The Swiss National Bank and the Bank of France conducted a series of transactions to settle foreign exchange payments and a €200,000 10-day euro commercial paper deal to see how central bank digital currencies would work in such scenarios.
The daily turnover in global FX markets can be more than US$6trn and international arrangements only cover a small range of currencies, assets and participants in the market, meaning cross-border settlements are riskier, slower and more costly than domestic ones.
The Bank for International Settlements was also involved in the experiment, called Project Jura.
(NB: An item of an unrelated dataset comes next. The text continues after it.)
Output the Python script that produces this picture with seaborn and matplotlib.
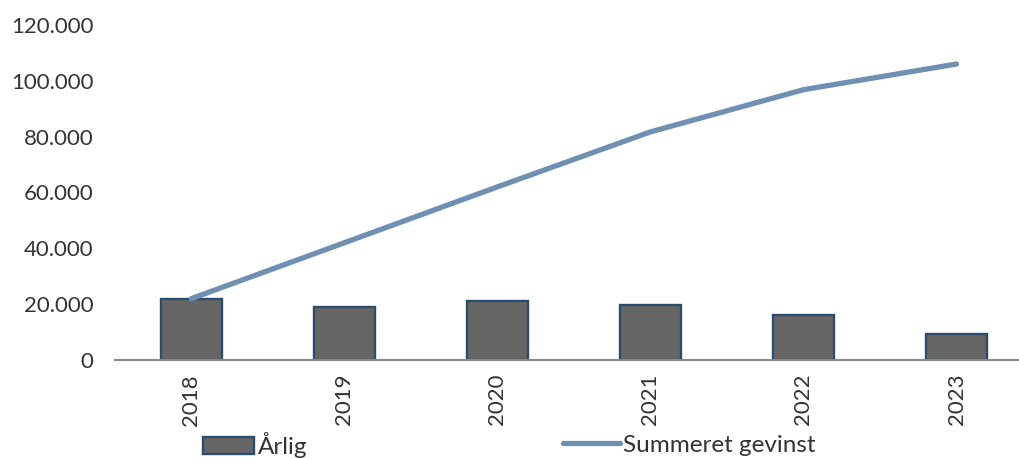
import numpy as np
import pandas as pd
import matplotlib
matplotlib.use('Agg')
import matplotlib.pyplot as plt
import seaborn as sns
from matplotlib.patches import Patch
from matplotlib.lines import Line2D

# data
years = ['2018', '2019', '2020', '2021', '2022', '2023']
aarlig = [22000, 19000, 21100, 19800, 16000, 9300]
summeret = [22000, 42000, 62000, 81700, 96800, 106000]

sns.set_theme(style='white')
plt.rcParams['font.family'] = ['Lato', 'DejaVu Sans']

df = pd.DataFrame({'aar': years, 'aarlig': aarlig, 'summeret': summeret})

fig = plt.figure(figsize=(10.2, 4.59), dpi=100)
ax = fig.add_axes([0.1127, 0.2157, 0.8873, 0.730])

bar_col = '#666666'
edge_col = '#2b4c6b'
line_col = '#6f8fb3'
txt_col = '#333333'

sns.barplot(data=df, x='aar', y='aarlig', color=bar_col, width=0.4,
            edgecolor=edge_col, linewidth=1.7, saturation=1, ax=ax)
sns.lineplot(data=df, x='aar', y='summeret', color=line_col, linewidth=3.8,
             sort=False, ax=ax)

ax.set_xlim(-0.5, 5.415)
ax.set_ylim(0, 120000)
ax.set_yticks(np.arange(0, 120001, 20000))
ax.set_yticklabels(['0' if v == 0 else f'{v // 1000}.000' for v in range(0, 120001, 20000)])
ax.set_xlabel('')
ax.set_ylabel('')
ax.tick_params(axis='x', labelrotation=90, labelsize=16, colors=txt_col, length=0, pad=10)
ax.tick_params(axis='y', labelsize=16, colors=txt_col, length=0, pad=15.5)

for s in ['top', 'right', 'left']:
    ax.spines[s].set_visible(False)
ax.spines['bottom'].set_color('#888888')
ax.spines['bottom'].set_linewidth(1.5)

# legend (two entries at the bottom edge, like the original)
leg1 = fig.legend([Patch(facecolor=bar_col, edgecolor=edge_col, linewidth=1.7)], ['Årlig'],
                  loc='center left', bbox_to_anchor=(203 / 1020, 0.03), frameon=False,
                  fontsize=17.5, handlelength=2.1, handletextpad=0.15, borderaxespad=0,
                  borderpad=0, labelcolor=txt_col)
leg2 = fig.legend([Line2D([0], [0], color=line_col, linewidth=3.8)], ['Summeret gevinst'],
                  loc='center left', bbox_to_anchor=(563 / 1020, 0.03), frameon=False,
                  fontsize=17.5, handlelength=2.35, handletextpad=0.1, borderaxespad=0,
                  borderpad=0, labelcolor=txt_col)

fig.savefig('out.png', dpi=100)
The participants said a key outcome was that such currencies might be used by financial institutions that are not resident in the jurisdiction where the transactions took place.
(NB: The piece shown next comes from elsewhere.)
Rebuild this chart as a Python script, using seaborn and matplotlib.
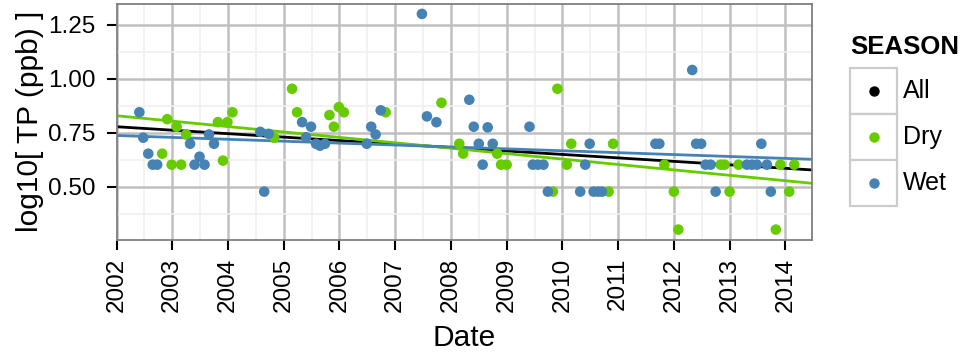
import matplotlib
matplotlib.use("Agg")
import matplotlib.pyplot as plt
import numpy as np
import pandas as pd
import seaborn as sns
from matplotlib.patches import Rectangle
from matplotlib.lines import Line2D
from matplotlib.ticker import FixedLocator, MultipleLocator

# ---------------- data ----------------
dry_dates = [2002.82, 2002.91, 2002.99, 2003.08, 2003.16, 2003.25, 2003.82, 2003.91,
             2003.99, 2004.08, 2004.83, 2005.15, 2005.24, 2005.82, 2005.90, 2005.99,
             2006.08, 2006.83, 2007.83, 2008.15, 2008.22, 2008.83, 2008.90, 2009.00,
             2009.83, 2009.91, 2010.08, 2010.16, 2010.83, 2010.91, 2011.83, 2012.00,
             2012.08, 2012.84, 2012.91, 2013.00, 2013.16, 2013.83, 2013.91, 2014.07,
             2014.16]
dry_tp = [0.653, 0.813, 0.602, 0.778, 0.602, 0.742, 0.799, 0.621,
          0.799, 0.845, 0.727, 0.954, 0.845, 0.832, 0.778, 0.869,
          0.845, 0.845, 0.889, 0.699, 0.653, 0.653, 0.602, 0.602,
          0.477, 0.954, 0.602, 0.699, 0.477, 0.699, 0.602, 0.477,
          0.301, 0.602, 0.602, 0.477, 0.602, 0.301, 0.602, 0.477,
          0.602]

wet_dates = [2002.41, 2002.48, 2002.57, 2002.65, 2002.73, 2003.32, 2003.40, 2003.49,
             2003.58, 2003.66, 2003.75, 2004.58, 2004.65, 2004.73, 2005.33, 2005.40,
             2005.49, 2005.58, 2005.65, 2005.74, 2006.49, 2006.57, 2006.65, 2006.74,
             2007.48, 2007.57, 2007.74, 2008.33, 2008.41, 2008.50, 2008.57, 2008.66,
             2008.75, 2009.41, 2009.47, 2009.56, 2009.66, 2009.74, 2010.32, 2010.41,
             2010.49, 2010.56, 2010.64, 2010.71, 2011.67, 2011.74, 2012.33, 2012.40,
             2012.49, 2012.57, 2012.66, 2012.75, 2013.31, 2013.40, 2013.49, 2013.57,
             2013.67, 2013.74]
wet_tp = [0.845, 0.727, 0.653, 0.602, 0.602, 0.699, 0.602, 0.639,
          0.602, 0.742, 0.699, 0.754, 0.477, 0.745, 0.799, 0.729,
          0.778, 0.699, 0.690, 0.699, 0.699, 0.778, 0.742, 0.854,
          1.301, 0.826, 0.799, 0.903, 0.778, 0.699, 0.602, 0.775,
          0.699, 0.778, 0.602, 0.602, 0.602, 0.477, 0.477, 0.602,
          0.699, 0.477, 0.477, 0.477, 0.699, 0.699, 1.041, 0.699,
          0.699, 0.602, 0.602, 0.477, 0.602, 0.602, 0.602, 0.699,
          0.602, 0.477]

season_labels = ["All", "Dry", "Wet"]
season_colors = ["#000000", "#66CC00", "#4682B4"]
year_ticks = list(range(2002, 2015))
y_ticks = [0.50, 0.75, 1.00, 1.25]
y_tick_labels = ["0.50", "0.75", "1.00", "1.25"]

# ---------------- styling ----------------
sns.set_theme(style="white")
plt.rcParams["font.family"] = ["Liberation Sans", "DejaVu Sans"]

palette = dict(zip(season_labels, season_colors))

df = pd.DataFrame({
    "Date": dry_dates + wet_dates,
    "TP": dry_tp + wet_tp,
    "SEASON": ["Dry"] * len(dry_dates) + ["Wet"] * len(wet_dates),
})

W, H = 966, 360
fig = plt.figure(figsize=(W / 100, H / 100), dpi=100)
fig.patch.set_facecolor("white")

left, right, top, bottom = 116.5, 811.5, 4.0, 239.5
ax = fig.add_axes([left / W, 1 - bottom / H, (right - left) / W, (bottom - top) / H])

xlim = (2002.0, 2014.47)
ylim = (0.255, 1.347)
ax.set_xlim(*xlim)
ax.set_ylim(*ylim)

ax.xaxis.set_major_locator(FixedLocator(year_ticks))
ax.xaxis.set_minor_locator(MultipleLocator(0.5))
ax.yaxis.set_major_locator(FixedLocator(y_ticks))
ax.yaxis.set_minor_locator(MultipleLocator(0.125))
ax.grid(which="major", color="#C0C0C0", linewidth=1.8)
ax.grid(which="minor", color="#EFEFEF", linewidth=1.1)
ax.set_axisbelow(True)

# regression lines (All, Dry, Wet) spanning the full panel
groups = [df, df[df["SEASON"] == "Dry"], df[df["SEASON"] == "Wet"]]
for lab, sub in zip(season_labels, groups):
    sns.regplot(data=sub, x="Date", y="TP", scatter=False, ci=None, truncate=False,
                color=palette[lab], line_kws={"linewidth": 2.0, "zorder": 4}, ax=ax)

sns.scatterplot(data=df, x="Date", y="TP", hue="SEASON",
                palette={k: palette[k] for k in ["Dry", "Wet"]},
                s=58, edgecolor="none", linewidth=0, legend=False, ax=ax, zorder=5)

ax.set_xlim(*xlim)
ax.set_ylim(*ylim)

ax.set_xticks(year_ticks)
ax.set_xticklabels([str(y) for y in year_ticks], rotation=90, fontsize=17.5, color="black")
ax.set_yticks(y_ticks)
ax.set_yticklabels(y_tick_labels, fontsize=17.5, color="black")
ax.tick_params(axis="x", which="major", direction="out", length=7, width=1.5, color="black",
               pad=6, bottom=True)
ax.tick_params(axis="y", which="major", direction="out", length=7.5, width=1.5, color="black",
               pad=7.5, left=True)
ax.tick_params(which="minor", length=0)

for sp in ax.spines.values():
    sp.set_color("#7F7F7F")
    sp.set_linewidth(1.3)
    sp.set_zorder(6)

ax.set_xlabel("Date", fontsize=21.5, color="black", labelpad=9)
ax.set_ylabel("log10[ TP (ppb) ]", fontsize=21.5, color="black", labelpad=3)

# ---------------- legend (ggplot-like keys) ----------------
def fx(x):
    return x / W

def fy(y):
    return 1 - y / H

fig.text(fx(850), fy(47), "SEASON", fontsize=18.5, fontweight="bold", ha="left", va="center",
         color="black")
key_x0, key_x1 = 850.0, 897.0
key_y0, key_h = 68.0, 46.0
for i, lab in enumerate(season_labels):
    y0 = key_y0 + i * key_h
    fig.add_artist(Rectangle((fx(key_x0), fy(y0 + key_h)), (key_x1 - key_x0) / W, key_h / H,
                             transform=fig.transFigure, facecolor="white",
                             edgecolor="#CCCCCC", linewidth=1.6))
    cy = y0 + key_h / 2
    fig.add_artist(Line2D([fx((key_x0 + key_x1) / 2)], [fy(cy)], marker="o", markersize=7.5,
                          markerfacecolor=palette[lab], markeredgecolor="none",
                          linestyle="none", transform=fig.transFigure))
    fig.text(fx(903), fy(cy), lab, fontsize=18, ha="left", va="center", color="black")

fig.savefig("out.png", dpi=100, facecolor="white")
The three institutions concluded that CBDCs could be used effectively for international settlements between financial institutions.
That has long been a key risk monitored by financial supervisors, who fear that a counterparty could fail before a transaction is completed, as happened with Lehman Brothers’ failure in September 2008.
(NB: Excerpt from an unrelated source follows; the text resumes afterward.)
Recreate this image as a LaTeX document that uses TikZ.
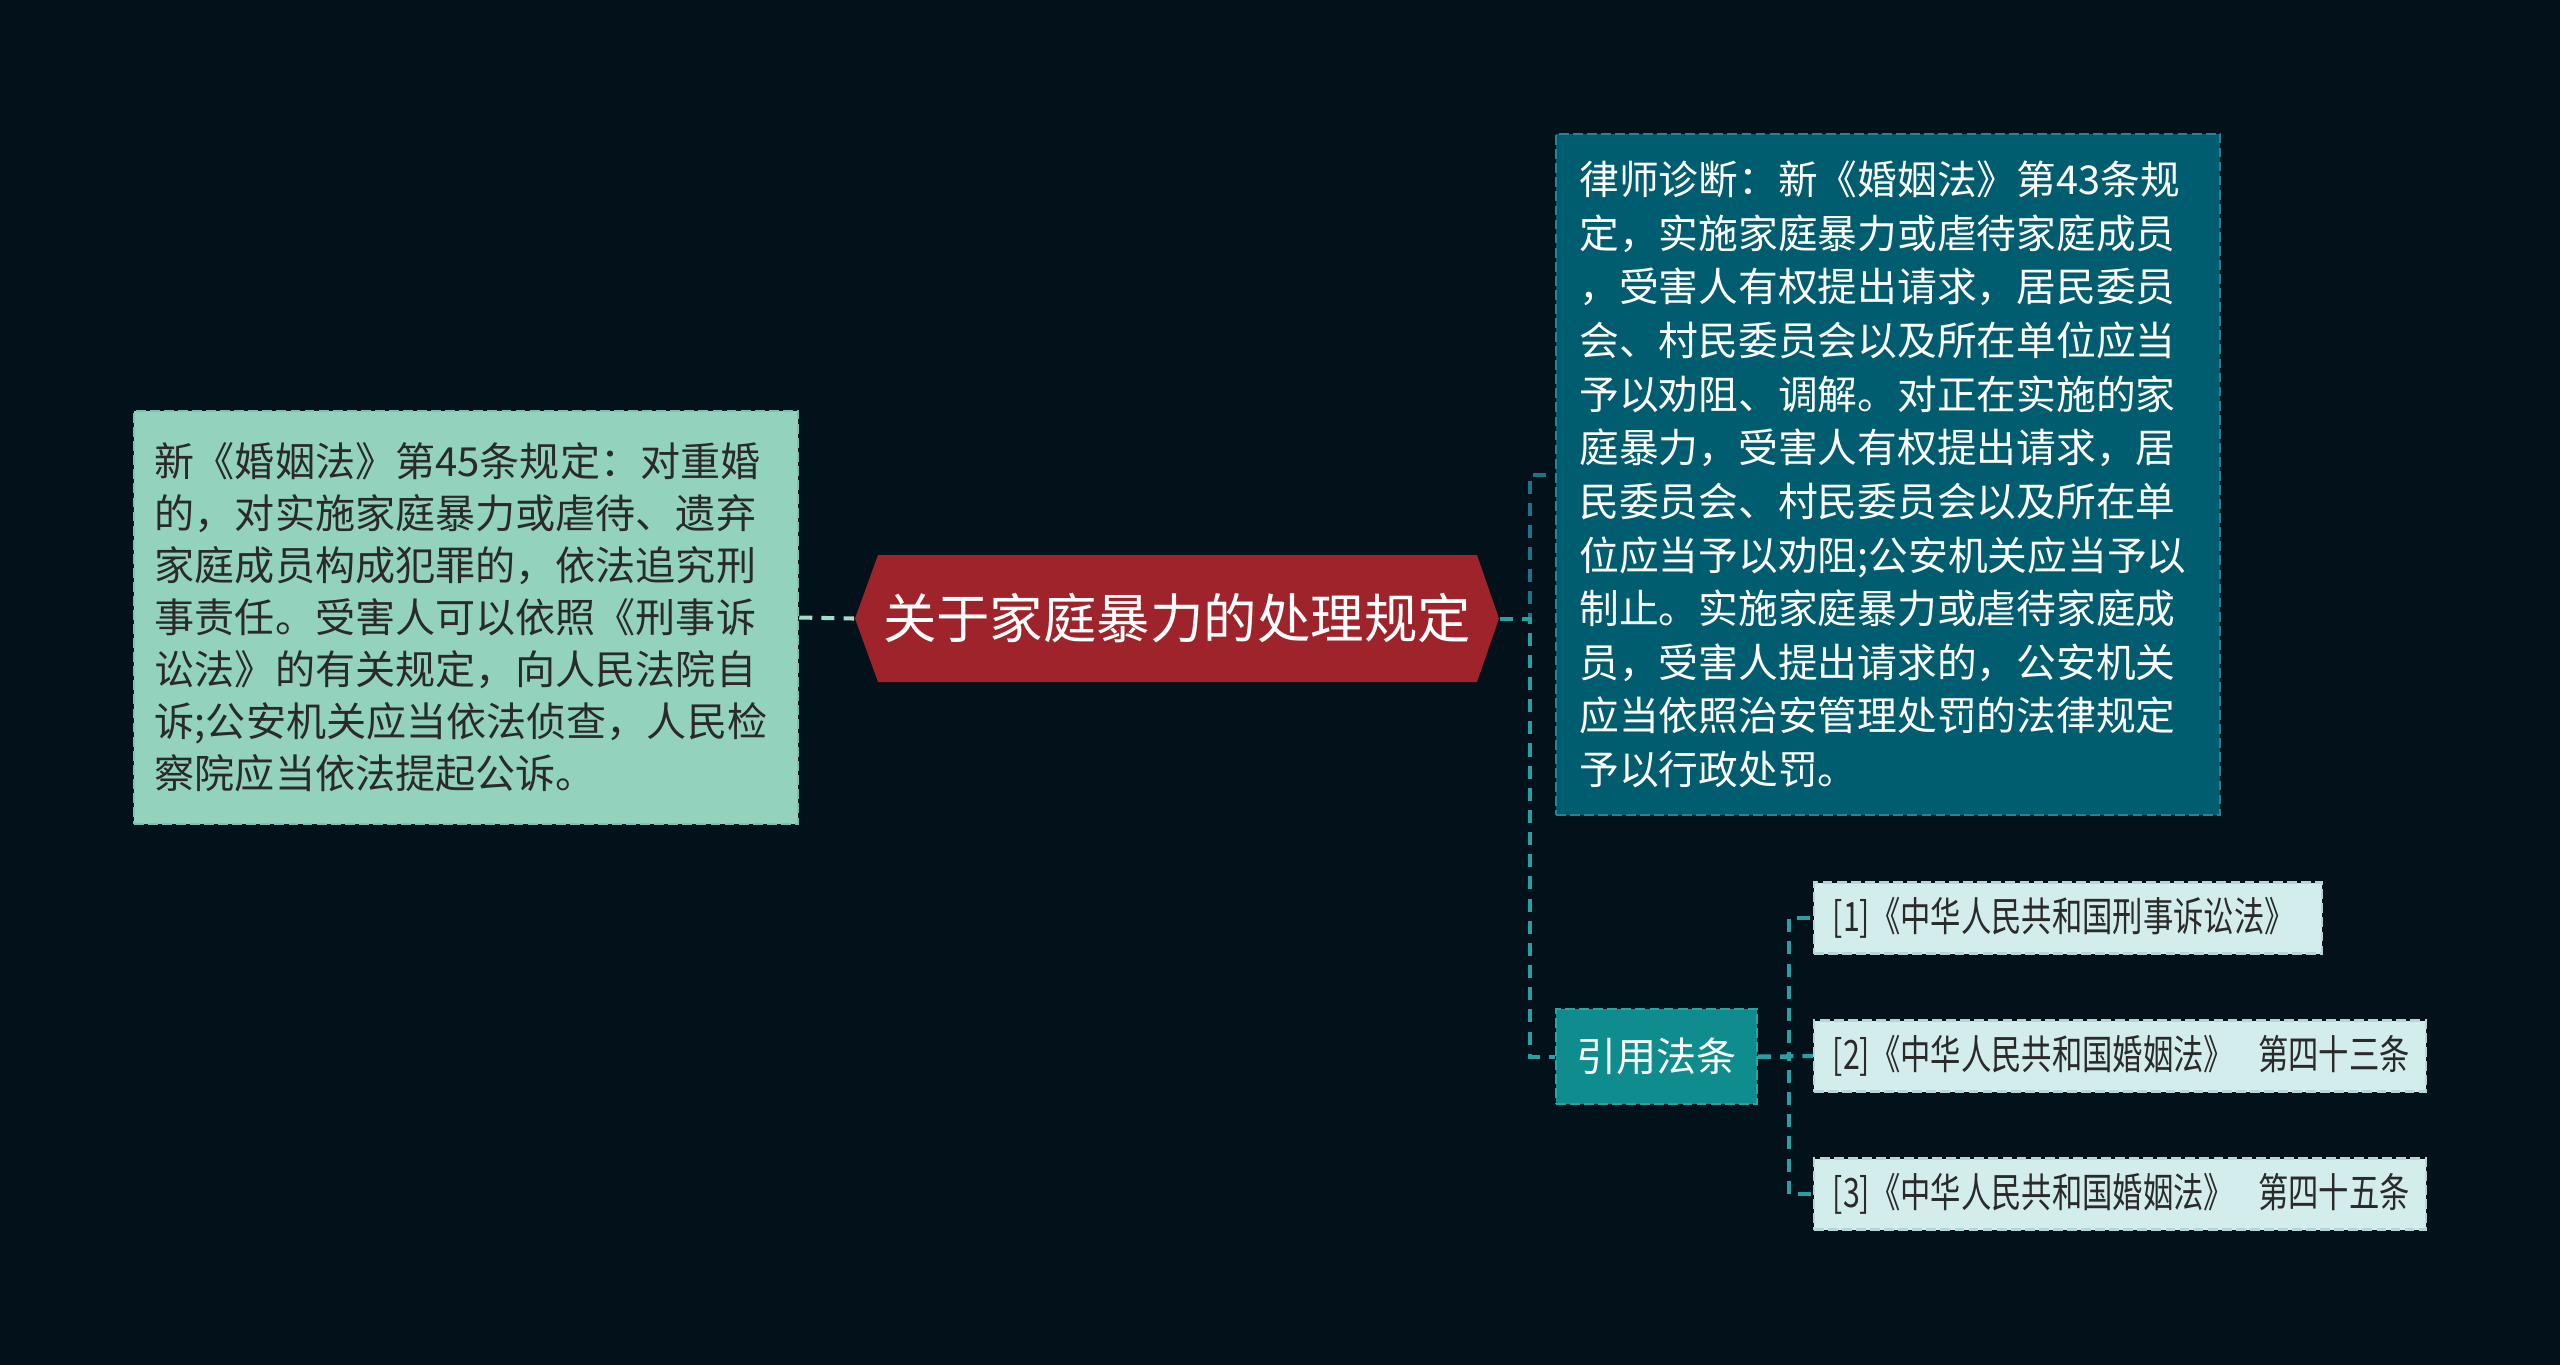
\documentclass[tikz,border=0pt]{standalone}
\usepackage{fontspec}
\setmainfont{Noto Sans CJK SC}
\newfontfamily\condcjk[FakeStretch=0.75]{Noto Sans CJK SC}
\usetikzlibrary{calc}
\definecolor{bgc}{HTML}{03111A}
\definecolor{mintfill}{HTML}{93D3BE}
\definecolor{mintdraw}{HTML}{7FC2AC}
\definecolor{mintline}{HTML}{A3DCCB}
\definecolor{hexred}{HTML}{9E232A}
\definecolor{tealfill}{HTML}{005C6F}
\definecolor{tealdraw}{HTML}{2A8395}
\definecolor{citefill}{HTML}{0F8C8E}
\definecolor{citedraw}{HTML}{2AA3A3}
\definecolor{reffill}{HTML}{D3ECEC}
\definecolor{refdraw}{HTML}{B5D6D6}
\definecolor{lineA}{HTML}{1D7488}
\definecolor{lineB}{HTML}{2A9FA1}
\definecolor{darktext}{HTML}{2A2A2A}
\tikzset{
  conn/.style={line width=1.15pt, dash pattern=on 3.7pt off 2.6pt},
  boxbase/.style={rectangle, inner sep=0pt, align=left, line width=0.6pt, dash pattern=on 2.8pt off 1.2pt},
  leftbox/.style={boxbase, fill=mintfill, draw=mintdraw, text=darktext,
     font=\fontsize{11.4pt}{14.8pt}\selectfont, minimum width=6.64cm, minimum height=4.13cm},
  rightbox/.style={boxbase, fill=tealfill, draw=tealdraw, text=white,
     font=\fontsize{11.3pt}{15.25pt}\selectfont, minimum width=6.64cm, minimum height=6.81cm},
  citebox/.style={boxbase, fill=citefill, draw=citedraw, text=white, align=center,
     font=\fontsize{11.4pt}{14pt}\selectfont, minimum width=2.01cm, minimum height=0.95cm},
  refbox/.style={boxbase, fill=reffill, draw=refdraw, text=darktext, inner xsep=0.19cm,
     font=\condcjk\fontsize{11.5pt}{13pt}\selectfont, minimum height=0.71cm},
  rootnode/.style={rectangle, inner sep=0pt, text=white, align=center,
     font=\fontsize{15.2pt}{18pt}\selectfont, minimum width=6.44cm, minimum height=1.27cm}
}
\begin{document}
\begin{tikzpicture}[x=0.01cm,y=-0.01cm]
\fill[bgc] (0,0) rectangle (2560,1365);
\useasboundingbox (0,0) rectangle (2560,1365);

% root hexagon
\fill[hexred] (855,618.5) -- (878,555) -- (1477,555) -- (1499,618.5) -- (1477,682) -- (878,682) -- cycle;
\node[rootnode] (root) at (1177,618.5) {关于家庭暴力的处理规定};

% left box
\node[leftbox] (lbox) at (466,617.5) {\hspace*{-0.1cm}新《婚姻法》第45条规定：对重婚\\
\hspace*{-0.1cm}的，对实施家庭暴力或虐待、遗弃\\
\hspace*{-0.1cm}家庭成员构成犯罪的，依法追究刑\\
\hspace*{-0.1cm}事责任。受害人可以依照《刑事诉\\
\hspace*{-0.1cm}讼法》的有关规定，向人民法院自\\
\hspace*{-0.1cm}诉;公安机关应当依法侦查，人民检\\
\hspace*{-0.1cm}察院应当依法提起公诉。};

% right big box
\node[rightbox] (rbox) at (1888,474.5) {\hspace*{-0.1cm}律师诊断：新《婚姻法》第43条规\\
\hspace*{-0.1cm}定，实施家庭暴力或虐待家庭成员\\
\hspace*{-0.1cm}，受害人有权提出请求，居民委员\\
\hspace*{-0.1cm}会、村民委员会以及所在单位应当\\
\hspace*{-0.1cm}予以劝阻、调解。对正在实施的家\\
\hspace*{-0.1cm}庭暴力，受害人有权提出请求，居\\
\hspace*{-0.1cm}民委员会、村民委员会以及所在单\\
\hspace*{-0.1cm}位应当予以劝阻;公安机关应当予以\\
\hspace*{-0.1cm}制止。实施家庭暴力或虐待家庭成\\
\hspace*{-0.1cm}员，受害人提出请求的，公安机关\\
\hspace*{-0.1cm}应当依照治安管理处罚的法律规定\\
\hspace*{-0.1cm}予以行政处罚。};

% cite node
\node[citebox] (cite) at (1656.5,1056.5) {引用法条};

% reference boxes
\node[refbox] (r1) at (2068,918) {\makebox[4.70cm][l]{[1]《中华人民共和国刑事诉讼法》}};
\node[refbox] (r2) at (2120,1056) {\makebox[5.74cm][l]{[2]《中华人民共和国婚姻法》\hspace{0.24cm}第四十三条}};
\node[refbox] (r3) at (2120,1194) {\makebox[5.74cm][l]{[3]《中华人民共和国婚姻法》\hspace{0.24cm}第四十五条}};

% connectors
\draw[conn, mintline] (lbox.east) -- (root.west);
\coordinate (t1) at (1530,618.5);
\draw[conn, lineA] (root.east) -- (t1) |- (rbox.west);
\draw[conn, lineB] (root.east) -- (t1) |- (cite.west);
\coordinate (t2) at (1789,1056.5);
\draw[conn, lineB] (cite.east) -- (t2) |- (r1.west);
\draw[conn, lineB] (cite.east) -- (r2.west);
\draw[conn, lineB] (cite.east) -- (t2) |- (r3.west);
\end{tikzpicture}
\end{document}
The deals tested settling FX transactions in euro and Swiss franc CBDCs, and issuing, transferring and redeeming tokenised euro-denominated French commercial paper between French and Swiss financial institutions.
“Project Jura confirms that a well-designed wholesale CBDC can play a critical role as a safe and neutral settlement asset for international financial transactions,” said Benoit Coeure, head of the BIS Innovation Hub.
Private sector firms were involved in the project, including Credit Suisse, UBS and Natixis. The banks directly transferred CBDCs between each other on a single platform based on distributed ledger technology in a near real-time situation that met regulatory requirements.
“Jura demonstrates how wholesale CBDCs can optimise cross-currency and cross-border settlements, which are a key facet of international transactions,” said Sylvie Goulard, deputy governor of the Bank of France.
Some smaller central banks, such as the Bahamas, have already issued CBDCs but larger ones are at different stages of assessing them. Goulard said the eurozone had not yet decided on whether to introduce a euro CBDC.
“We cannot prejudge the decision of the [EU] governing council,” she said. “But we are convinced we need to dig deeper and make sure systems are efficient and safe. We are not at the end of the journey. This is an important first step.”
Coeure said: “The ultimate ambition is to make cross-border transactions simpler and faster.”
"Huge impact"
Mohamed Kallala, co-head of corporate and investment banking at Natixis, told IFR the use of blockchain technology and CBDCs more widely could have “a huge impact on the financial industry”.
He said stablecoin initiatives of this kind would have “more impact than bitcoin and related crypto assets”. Such assets account for 95% of the total market value of all cryptocurrencies, currently over US$2trn.
“This will provide additional services to investors beyond being just another asset class,” he said, noting that stablecoins linked to real currencies would have a wide impact on banks.
“There is a lot of serious work looking at the impact of stablecoins. With CBDCs you may see central banks growing deposits, which are guaranteed direct by the central bank rather than being placed with financial institutions.”
That could change how banks are funded, with them having to rely more on wholesale markets if some of their deposits are lost.
“We will be prepared for this and we are advising [financial] clients on the impact of this as deposits move to central banks and how this will impact how they finance themselves,” said Kallala.
The European Central Bank is understood to be studying this aspect and might cap the level of deposits it could hold from an individual, possibly at €10,000.
“Central bank money is the safest of all assets as the central bank can’t default. It is neutral as it has no commercial interest. But without central bank participation in stablecoin you would lose those points,” said Coeure.
The BIS’s report into Project Jura said the use of CBDCs in securities transactions “could also enhance the operational efficiency of primary and secondary markets and extend the safety of central bank money to new financial market infrastructures, freeing up bank capital.”